* **PROMPT**
Lift out, unaltered, the lines of the material below between the line holding "Write the seaborn" and the line holding "pert_sr1 = [17.4]", counting both.

* **RECORD SET**
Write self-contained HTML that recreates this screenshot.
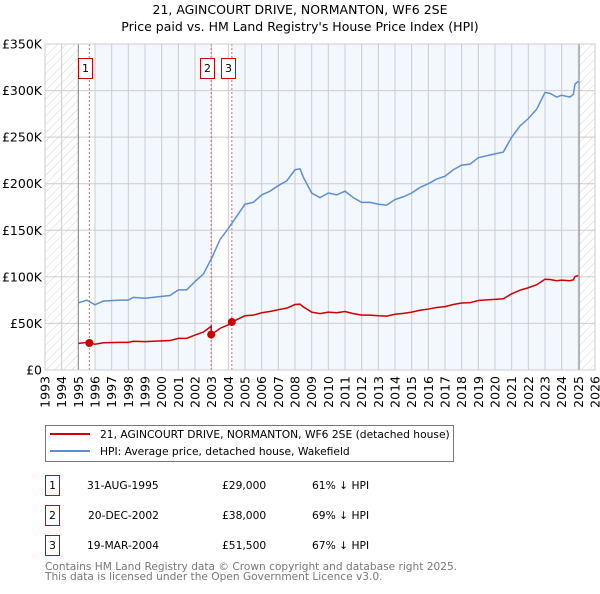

--

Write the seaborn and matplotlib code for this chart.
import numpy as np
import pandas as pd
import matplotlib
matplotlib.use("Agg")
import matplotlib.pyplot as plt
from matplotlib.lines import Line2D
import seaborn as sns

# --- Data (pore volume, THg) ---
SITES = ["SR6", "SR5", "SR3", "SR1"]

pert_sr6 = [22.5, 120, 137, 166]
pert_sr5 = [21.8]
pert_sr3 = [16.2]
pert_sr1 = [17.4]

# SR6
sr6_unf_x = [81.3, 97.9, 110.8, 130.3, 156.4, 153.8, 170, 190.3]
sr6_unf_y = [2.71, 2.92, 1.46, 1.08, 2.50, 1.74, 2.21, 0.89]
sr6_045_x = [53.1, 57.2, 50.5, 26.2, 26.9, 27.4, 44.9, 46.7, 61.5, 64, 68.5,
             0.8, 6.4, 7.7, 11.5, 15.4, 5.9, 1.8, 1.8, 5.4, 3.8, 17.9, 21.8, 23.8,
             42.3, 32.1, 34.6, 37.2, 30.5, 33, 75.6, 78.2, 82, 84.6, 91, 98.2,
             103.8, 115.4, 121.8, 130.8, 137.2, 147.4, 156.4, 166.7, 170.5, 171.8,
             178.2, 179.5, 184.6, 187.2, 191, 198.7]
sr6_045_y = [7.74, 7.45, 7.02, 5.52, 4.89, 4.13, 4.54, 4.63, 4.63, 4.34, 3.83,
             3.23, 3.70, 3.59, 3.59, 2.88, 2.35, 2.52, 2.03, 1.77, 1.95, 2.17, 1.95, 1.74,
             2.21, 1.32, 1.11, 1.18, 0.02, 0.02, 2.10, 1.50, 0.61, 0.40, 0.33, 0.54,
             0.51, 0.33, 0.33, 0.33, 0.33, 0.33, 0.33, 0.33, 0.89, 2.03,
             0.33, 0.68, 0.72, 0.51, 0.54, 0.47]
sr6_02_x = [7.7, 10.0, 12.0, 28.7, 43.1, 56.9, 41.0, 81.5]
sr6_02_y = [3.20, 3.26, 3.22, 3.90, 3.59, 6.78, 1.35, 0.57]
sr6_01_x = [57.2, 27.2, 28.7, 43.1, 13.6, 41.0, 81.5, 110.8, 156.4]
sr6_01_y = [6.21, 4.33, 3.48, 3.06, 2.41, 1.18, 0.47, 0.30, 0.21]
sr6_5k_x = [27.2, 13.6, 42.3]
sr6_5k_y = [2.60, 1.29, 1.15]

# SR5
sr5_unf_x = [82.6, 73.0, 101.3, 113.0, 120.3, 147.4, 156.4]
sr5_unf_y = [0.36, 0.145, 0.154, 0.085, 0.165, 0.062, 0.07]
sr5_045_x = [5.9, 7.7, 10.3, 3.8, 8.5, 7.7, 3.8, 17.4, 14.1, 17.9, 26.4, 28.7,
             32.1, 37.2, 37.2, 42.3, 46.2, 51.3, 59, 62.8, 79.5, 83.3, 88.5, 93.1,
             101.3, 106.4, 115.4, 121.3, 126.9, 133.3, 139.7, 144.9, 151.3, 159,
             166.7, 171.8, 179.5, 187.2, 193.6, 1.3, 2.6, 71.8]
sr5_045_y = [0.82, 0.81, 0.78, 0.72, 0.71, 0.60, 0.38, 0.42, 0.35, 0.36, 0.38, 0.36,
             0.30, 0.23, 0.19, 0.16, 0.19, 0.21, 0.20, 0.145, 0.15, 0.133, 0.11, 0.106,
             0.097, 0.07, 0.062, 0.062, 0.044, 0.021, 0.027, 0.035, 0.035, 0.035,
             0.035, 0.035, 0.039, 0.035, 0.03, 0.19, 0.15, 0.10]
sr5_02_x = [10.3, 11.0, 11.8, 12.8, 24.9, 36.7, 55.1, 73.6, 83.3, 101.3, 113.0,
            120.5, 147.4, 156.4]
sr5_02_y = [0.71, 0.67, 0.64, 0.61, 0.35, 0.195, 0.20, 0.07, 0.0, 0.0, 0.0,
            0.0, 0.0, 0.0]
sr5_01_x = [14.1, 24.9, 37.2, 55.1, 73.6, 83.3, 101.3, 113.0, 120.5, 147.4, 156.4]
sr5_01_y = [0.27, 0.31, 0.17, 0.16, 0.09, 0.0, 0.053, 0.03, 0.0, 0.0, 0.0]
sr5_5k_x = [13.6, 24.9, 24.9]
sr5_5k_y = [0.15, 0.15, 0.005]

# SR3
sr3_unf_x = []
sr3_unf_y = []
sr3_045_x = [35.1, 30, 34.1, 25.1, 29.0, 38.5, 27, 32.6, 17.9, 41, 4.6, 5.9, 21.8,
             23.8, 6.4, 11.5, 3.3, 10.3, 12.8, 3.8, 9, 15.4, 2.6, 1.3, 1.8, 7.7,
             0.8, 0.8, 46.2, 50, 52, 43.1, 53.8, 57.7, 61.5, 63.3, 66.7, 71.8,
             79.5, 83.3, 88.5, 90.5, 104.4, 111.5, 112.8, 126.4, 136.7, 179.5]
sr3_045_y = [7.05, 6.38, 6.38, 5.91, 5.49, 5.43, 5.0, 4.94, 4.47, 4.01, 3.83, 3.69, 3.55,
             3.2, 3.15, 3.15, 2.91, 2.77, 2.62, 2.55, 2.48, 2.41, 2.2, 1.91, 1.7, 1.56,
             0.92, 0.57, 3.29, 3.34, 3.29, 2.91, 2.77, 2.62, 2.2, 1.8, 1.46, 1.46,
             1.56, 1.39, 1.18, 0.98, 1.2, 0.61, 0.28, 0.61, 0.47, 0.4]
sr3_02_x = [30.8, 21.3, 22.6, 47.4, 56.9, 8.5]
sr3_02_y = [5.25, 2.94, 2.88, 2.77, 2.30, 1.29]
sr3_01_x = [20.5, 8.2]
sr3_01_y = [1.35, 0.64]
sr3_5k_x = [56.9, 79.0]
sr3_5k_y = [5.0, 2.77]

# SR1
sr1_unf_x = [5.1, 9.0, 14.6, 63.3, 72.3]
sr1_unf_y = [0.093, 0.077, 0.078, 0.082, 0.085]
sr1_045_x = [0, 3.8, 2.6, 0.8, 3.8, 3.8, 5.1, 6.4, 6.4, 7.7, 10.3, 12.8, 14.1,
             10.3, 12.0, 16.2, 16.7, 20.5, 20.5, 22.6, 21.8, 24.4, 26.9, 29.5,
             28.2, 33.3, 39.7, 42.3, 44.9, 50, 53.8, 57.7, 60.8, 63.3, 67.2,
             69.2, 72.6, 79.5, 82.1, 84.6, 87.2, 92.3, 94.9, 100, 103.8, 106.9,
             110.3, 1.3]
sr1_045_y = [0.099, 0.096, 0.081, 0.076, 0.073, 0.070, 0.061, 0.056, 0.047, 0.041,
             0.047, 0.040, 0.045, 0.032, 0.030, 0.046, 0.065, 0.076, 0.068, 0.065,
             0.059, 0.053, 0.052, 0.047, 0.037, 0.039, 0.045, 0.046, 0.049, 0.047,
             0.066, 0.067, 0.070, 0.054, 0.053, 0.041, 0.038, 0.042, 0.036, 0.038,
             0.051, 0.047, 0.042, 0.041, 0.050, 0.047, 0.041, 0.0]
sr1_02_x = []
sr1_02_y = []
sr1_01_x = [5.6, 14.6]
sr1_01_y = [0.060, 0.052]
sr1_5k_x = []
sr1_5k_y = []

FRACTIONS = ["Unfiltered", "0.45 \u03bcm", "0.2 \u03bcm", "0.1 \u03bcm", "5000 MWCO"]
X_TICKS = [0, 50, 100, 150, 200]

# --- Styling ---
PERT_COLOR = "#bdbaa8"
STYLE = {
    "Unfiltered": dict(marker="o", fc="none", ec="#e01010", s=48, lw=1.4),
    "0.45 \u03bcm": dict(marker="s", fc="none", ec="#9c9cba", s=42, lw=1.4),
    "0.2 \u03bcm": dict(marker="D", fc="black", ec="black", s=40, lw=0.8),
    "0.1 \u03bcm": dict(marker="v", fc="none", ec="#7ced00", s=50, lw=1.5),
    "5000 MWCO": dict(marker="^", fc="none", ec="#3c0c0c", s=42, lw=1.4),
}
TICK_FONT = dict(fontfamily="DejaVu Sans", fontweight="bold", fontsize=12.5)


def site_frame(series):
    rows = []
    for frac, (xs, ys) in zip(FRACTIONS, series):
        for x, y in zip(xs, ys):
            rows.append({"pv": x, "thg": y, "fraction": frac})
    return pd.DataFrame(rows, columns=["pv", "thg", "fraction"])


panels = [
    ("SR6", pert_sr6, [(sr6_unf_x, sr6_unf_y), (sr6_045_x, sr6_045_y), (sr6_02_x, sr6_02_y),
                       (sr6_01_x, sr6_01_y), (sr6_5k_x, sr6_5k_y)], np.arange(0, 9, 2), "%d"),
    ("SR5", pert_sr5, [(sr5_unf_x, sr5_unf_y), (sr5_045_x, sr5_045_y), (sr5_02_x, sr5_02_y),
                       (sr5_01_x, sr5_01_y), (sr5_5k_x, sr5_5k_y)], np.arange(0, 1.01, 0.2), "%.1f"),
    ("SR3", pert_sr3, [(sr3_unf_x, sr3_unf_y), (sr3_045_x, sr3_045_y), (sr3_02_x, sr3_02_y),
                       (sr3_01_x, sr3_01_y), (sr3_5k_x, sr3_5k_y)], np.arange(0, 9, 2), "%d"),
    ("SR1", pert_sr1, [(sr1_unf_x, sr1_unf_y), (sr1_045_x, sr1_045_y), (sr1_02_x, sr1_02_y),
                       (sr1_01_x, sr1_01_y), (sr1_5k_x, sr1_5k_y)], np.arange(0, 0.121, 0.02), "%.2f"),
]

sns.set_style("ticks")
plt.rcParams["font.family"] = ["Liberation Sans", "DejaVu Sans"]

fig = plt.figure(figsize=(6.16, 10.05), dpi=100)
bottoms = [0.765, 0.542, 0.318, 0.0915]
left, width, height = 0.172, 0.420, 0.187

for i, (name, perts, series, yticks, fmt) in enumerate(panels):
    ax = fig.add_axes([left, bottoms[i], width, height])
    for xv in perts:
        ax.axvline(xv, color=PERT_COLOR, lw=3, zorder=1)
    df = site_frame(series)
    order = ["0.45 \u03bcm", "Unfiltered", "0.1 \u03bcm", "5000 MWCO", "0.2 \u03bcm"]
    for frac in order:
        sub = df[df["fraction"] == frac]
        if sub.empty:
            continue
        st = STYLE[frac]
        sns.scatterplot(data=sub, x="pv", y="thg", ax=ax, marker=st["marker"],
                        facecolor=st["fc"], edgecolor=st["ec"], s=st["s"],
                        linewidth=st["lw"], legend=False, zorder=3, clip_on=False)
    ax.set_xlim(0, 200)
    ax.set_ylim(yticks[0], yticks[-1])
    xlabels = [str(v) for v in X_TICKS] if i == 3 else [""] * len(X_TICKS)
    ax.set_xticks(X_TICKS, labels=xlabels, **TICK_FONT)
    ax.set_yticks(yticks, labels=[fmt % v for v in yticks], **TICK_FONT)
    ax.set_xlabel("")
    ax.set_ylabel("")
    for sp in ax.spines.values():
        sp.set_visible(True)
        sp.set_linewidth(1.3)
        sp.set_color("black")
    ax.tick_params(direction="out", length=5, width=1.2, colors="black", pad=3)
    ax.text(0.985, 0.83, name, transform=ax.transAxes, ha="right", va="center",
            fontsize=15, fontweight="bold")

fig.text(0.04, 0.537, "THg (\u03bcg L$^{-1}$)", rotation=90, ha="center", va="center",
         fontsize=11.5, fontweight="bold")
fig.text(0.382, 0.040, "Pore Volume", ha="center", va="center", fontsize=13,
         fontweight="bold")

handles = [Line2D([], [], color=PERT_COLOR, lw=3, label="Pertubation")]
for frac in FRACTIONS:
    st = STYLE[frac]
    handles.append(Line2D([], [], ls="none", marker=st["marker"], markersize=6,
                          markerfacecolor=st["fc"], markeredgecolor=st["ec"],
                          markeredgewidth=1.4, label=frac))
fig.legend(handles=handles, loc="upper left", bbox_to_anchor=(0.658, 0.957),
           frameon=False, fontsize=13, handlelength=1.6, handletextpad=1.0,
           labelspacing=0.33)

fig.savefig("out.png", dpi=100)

--

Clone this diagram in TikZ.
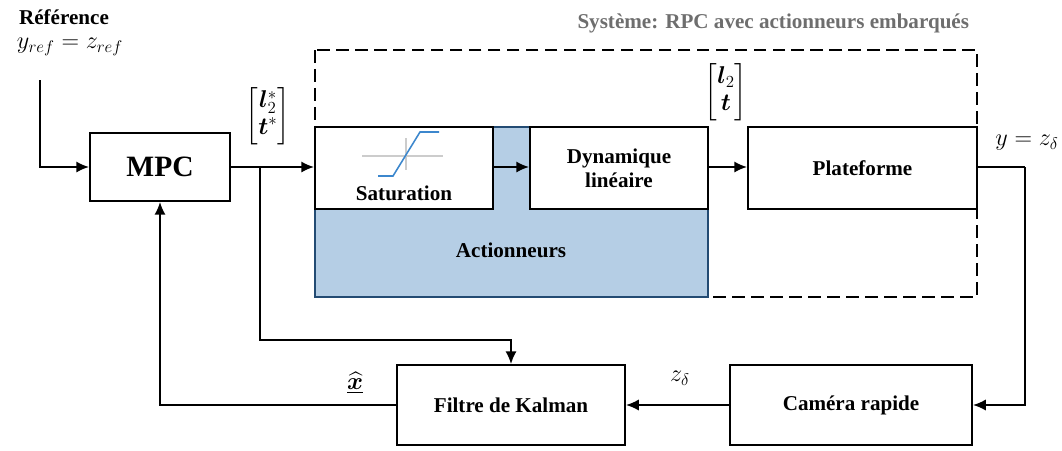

* **RESULT FOR THIS EXERCISE**
Write the seaborn and matplotlib code for this chart.
import numpy as np
import pandas as pd
import matplotlib
matplotlib.use("Agg")
import matplotlib.pyplot as plt
from matplotlib.lines import Line2D
import seaborn as sns

# --- Data (pore volume, THg) ---
SITES = ["SR6", "SR5", "SR3", "SR1"]

pert_sr6 = [22.5, 120, 137, 166]
pert_sr5 = [21.8]
pert_sr3 = [16.2]
pert_sr1 = [17.4]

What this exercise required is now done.